The United States should use the "utmost caution" as it makes the Asia-Pacific region a key focus of its newly announced military strategy, China's state-run Xinhua news agency said in a commentary published Friday.
On Thursday, President Barack Obama and top defense officials unveiled a new U.S. defense strategy that focuses heavily on the Asia-Pacific region, a fast-growing economic powerhouse with numerous potential flashpoints that the administration has identified as crucial to U.S. interests.
While resulting in a leaner force, the new strategy also calls for the U.S. to increase its military's "institutional weight and focus on enhanced presence, power projection, and deterrence in Asia-Pacific," Defense Secretary Leon Panetta said Thursday.
While welcoming a peaceful U.S. role in the region, Xinhua's commentary Friday warned the United States against acting like a "bull in a china shop."
"The U.S. role, if fulfilled with a positive attitude and free from a Cold War-style zero-sum mentality, will not only be conducive to regional stability and prosperity, but be good for China, which needs a peaceful environment to continue its economic development," the Xinhua editorial said.
"However, while boosting its military presence in the Asia-Pacific, the United States should abstain from flexing its muscles, as this won't help solve regional disputes."
The new defense strategy, which still lacks many specifics, is meant to pare U.S. defense spending by at least $487 billion over the next decade and drops a long-standing doctrine calling for the ability to fight to simultaneous ground wars.
The result will be a more "agile, flexible, ready-to-deploy, innovative and technologically advanced" force prepared to counter terrorists, rogue states and the threat of nuclear weapons worldwide, Panetta said Thursday.
Gen.
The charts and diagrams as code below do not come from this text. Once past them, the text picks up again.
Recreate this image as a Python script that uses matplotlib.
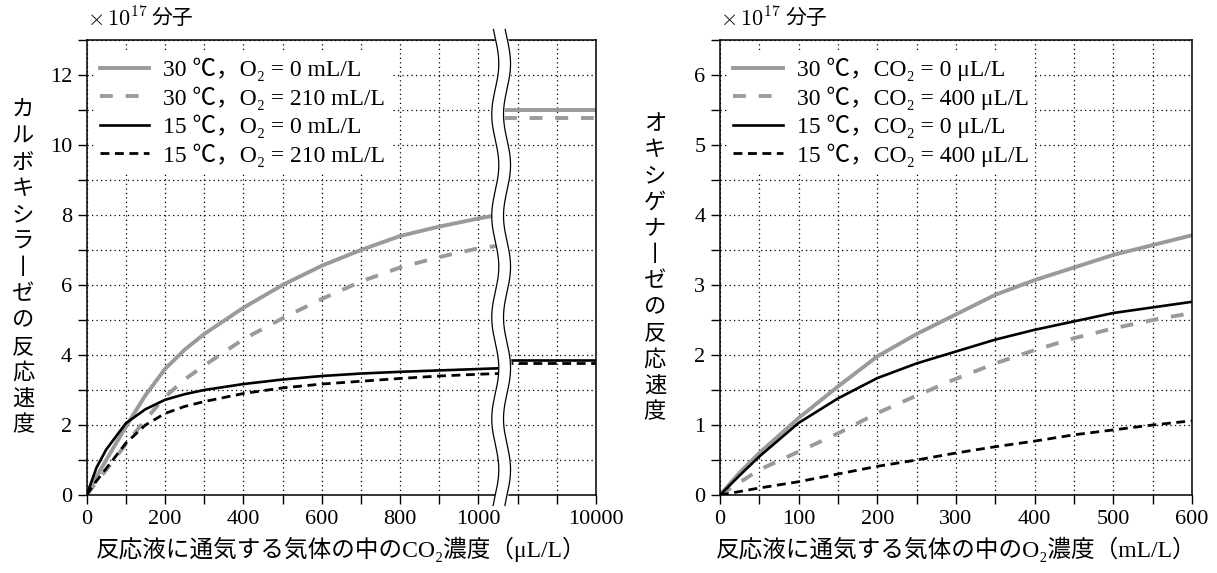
import numpy as np
import matplotlib
matplotlib.use("Agg")
import matplotlib.pyplot as plt

plt.rcParams['font.family'] = ['Liberation Serif', 'Noto Sans CJK JP', 'DejaVu Sans']
plt.rcParams['mathtext.fontset'] = 'cm'

# left panel: CO2 (uL/L) vs carboxylase rate (x10^17)
co2 = [0, 25, 50, 100, 150, 200, 250, 300, 400, 500, 600, 700, 800, 900, 1000, 1050]
carb_30_0 = [0, 0.52, 1.0, 1.95, 2.85, 3.6, 4.15, 4.6, 5.35, 6.0, 6.55, 7.0, 7.4, 7.67, 7.9, 8.0]
carb_30_210 = [0, 0.37, 0.72, 1.45, 2.15, 2.8, 3.3, 3.7, 4.45, 5.05, 5.6, 6.1, 6.5, 6.8, 7.05, 7.12]
carb_15_0 = [0, 0.78, 1.3, 2.05, 2.45, 2.72, 2.88, 3.0, 3.17, 3.3, 3.4, 3.47, 3.52, 3.56, 3.6, 3.62]
carb_15_210 = [0, 0.4, 0.76, 1.48, 2.0, 2.33, 2.53, 2.67, 2.9, 3.06, 3.17, 3.25, 3.33, 3.4, 3.45, 3.47]
# levels shown after the axis break (at 10000 uL/L)
carb_high = [11.0, 10.78, 3.85, 3.78]
left_ticklabels = ['0', '', '200', '', '400', '', '600', '', '800', '', '1000', '', '', '10000']
left_labels = ['30 ℃，O₂ = 0 mL/L', '30 ℃，O₂ = 210 mL/L',
               '15 ℃，O₂ = 0 mL/L', '15 ℃，O₂ = 210 mL/L']

# right panel: O2 (mL/L) vs oxygenase rate (x10^17)
o2 = [0, 25, 50, 100, 150, 200, 250, 300, 350, 400, 450, 500, 550, 600]
oxy_30_0 = [0, 0.32, 0.6, 1.1, 1.55, 1.98, 2.3, 2.58, 2.86, 3.07, 3.25, 3.43, 3.57, 3.71]
oxy_30_400 = [0, 0.18, 0.36, 0.62, 0.88, 1.17, 1.42, 1.66, 1.88, 2.07, 2.24, 2.38, 2.5, 2.6]
oxy_15_0 = [0, 0.28, 0.55, 1.03, 1.38, 1.67, 1.88, 2.05, 2.22, 2.36, 2.48, 2.6, 2.68, 2.76]
oxy_15_400 = [0, 0.05, 0.1, 0.19, 0.3, 0.41, 0.5, 0.6, 0.69, 0.77, 0.86, 0.93, 1.0, 1.06]
right_labels = ['30 ℃，CO₂ = 0 μL/L', '30 ℃，CO₂ = 400 μL/L',
                '15 ℃，CO₂ = 0 μL/L', '15 ℃，CO₂ = 400 μL/L']

gray = '#9a9a9a'
styles = [dict(color=gray, lw=2.8, ls='-'),
          dict(color=gray, lw=2.8, ls=(0, (3.3, 3.3))),
          dict(color='k', lw=1.9, ls='-'),
          dict(color='k', lw=2.0, ls=(0, (3.2, 2.0)))]

fig = plt.figure(figsize=(12.17, 5.73), dpi=100)
ax1 = fig.add_axes([0.0712, 0.1361, 0.4185, 0.7941])
ax2 = fig.add_axes([0.5916, 0.1361, 0.3878, 0.7941])


def style_axes(ax):
    for s in ax.spines.values():
        s.set_linewidth(1.1)
    ax.tick_params(which='both', direction='out', length=6.5, width=1.0,
                   labelsize=16, pad=4)
    ax.grid(True, color='k', lw=0.9, ls=(0, (1.0, 2.6)))
    ax.set_axisbelow(True)


def vertical_label(ax, text, x):
    s = '\n'.join(text.replace('ー', '丨'))
    ax.text(x, 0.5, s, transform=ax.transAxes, ha='center', va='center',
            fontsize=16, linespacing=1.18, family=['Noto Sans CJK JP'])


def unit_title(ax):
    t = ax.text(0.0, 1.045, r'$\times\,10^{17}$', transform=ax.transAxes,
                ha='left', va='center', fontsize=16)
    ax.annotate('分子', xy=(1, 0.5), xycoords=t, xytext=(3, 0),
                textcoords='offset points', ha='left', va='center', fontsize=15)


def make_legend(ax):
    ax.legend(loc='upper left', bbox_to_anchor=(0.0, 0.99), fontsize=17,
              frameon=True, framealpha=1, edgecolor='none', facecolor='white',
              handlelength=2.1, handletextpad=0.6, labelspacing=0.22,
              borderpad=0.25, borderaxespad=0.3)


# ---- left ----
series = [carb_30_0, carb_30_210, carb_15_0, carb_15_210]
for y, st, lab in zip(series, styles, left_labels):
    ax1.plot(co2, y, label=lab, **st)
brk_end = 1065
for lev, st in zip(carb_high, styles):
    ax1.plot([brk_end, 1300], [lev, lev], **st)

ax1.set_xlim(0, 1300)
ax1.set_ylim(0, 13)
ax1.set_xticks(np.arange(0, 1301, 100), left_ticklabels)
ax1.set_yticks(np.arange(0, 14, 1), [str(v) if v % 2 == 0 else '' for v in range(14)])
style_axes(ax1)

# axis break (wavy double line)
yy = np.linspace(-0.3, 13.3, 300)
wave = 9 * np.sin(2 * np.pi * yy / 2.9)
ax1.fill_betweenx(yy, 1043 + wave, 1073 + wave, color='white', zorder=5, clip_on=False)
ax1.plot(1043 + wave, yy, color='k', lw=0.9, zorder=6, clip_on=False)
ax1.plot(1073 + wave, yy, color='k', lw=0.9, zorder=6, clip_on=False)

make_legend(ax1)
ax1.set_xlabel('反応液に通気する気体の中のCO₂濃度（μL/L）', fontsize=17, labelpad=6)
vertical_label(ax1, 'カルボキシラーゼの反応速度', -0.125)
unit_title(ax1)

# ---- right ----
series = [oxy_30_0, oxy_30_400, oxy_15_0, oxy_15_400]
for y, st, lab in zip(series, styles, right_labels):
    ax2.plot(o2, y, label=lab, **st)
ax2.set_xlim(0, 600)
ax2.set_ylim(0, 6.5)
ax2.set_xticks(np.arange(0, 601, 50),
               [str(v) if v % 100 == 0 else '' for v in range(0, 601, 50)])
ax2.set_yticks(np.arange(0, 6.6, 0.5),
               [str(int(v)) if v % 1 == 0 else '' for v in np.arange(0, 6.6, 0.5)])
style_axes(ax2)
make_legend(ax2)
ax2.set_xlabel('反応液に通気する気体の中のO₂濃度（mL/L）', fontsize=17, labelpad=6)
vertical_label(ax2, 'オキシゲナーゼの反応速度', -0.138)
unit_title(ax2)

fig.savefig('out.png', dpi=100)
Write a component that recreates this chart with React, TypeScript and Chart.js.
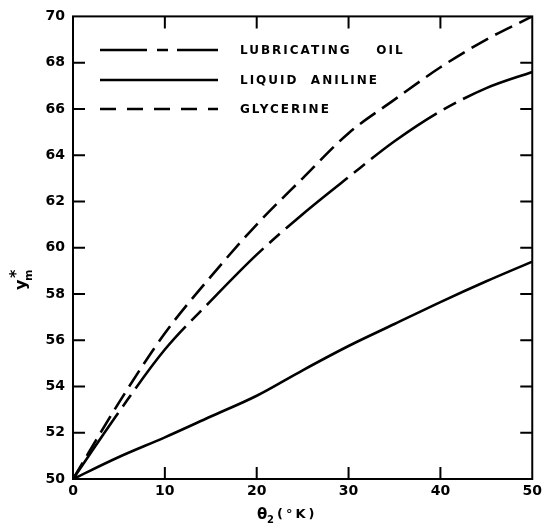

Martin Dempsey, chairman of the Joint Chiefs of Staff, said the focus on the Asia-Pacific region is crucial.
"The strategy talks about a shift to the future," he said Thursday. "And all of the trends -- demographic trends, geopolitical trends, economic trends and military trends -- are shifting toward the Pacific."
With U.S. wars in Iraq and Afghanistan winding down, the focus on the Asia-Pacific region has become a key theme of the administration's foreign policy commentary in recent months.
In November, Obama toured the region to highlight its economic and strategic importance to U.S. interests and announced plans to eventually station a task force of up to 2,500 Marines in Australia
"The United States is a Pacific power, and we are here to stay," he said at the time, pledging that the coming defense cuts would not affect the country's military posture in the region.
He reiterated that pledge Thursday.
"As I made clear in Australia, we will be strengthening our presence in the Asia Pacific, and budget reductions will not come at the expense of that critical region,," he said.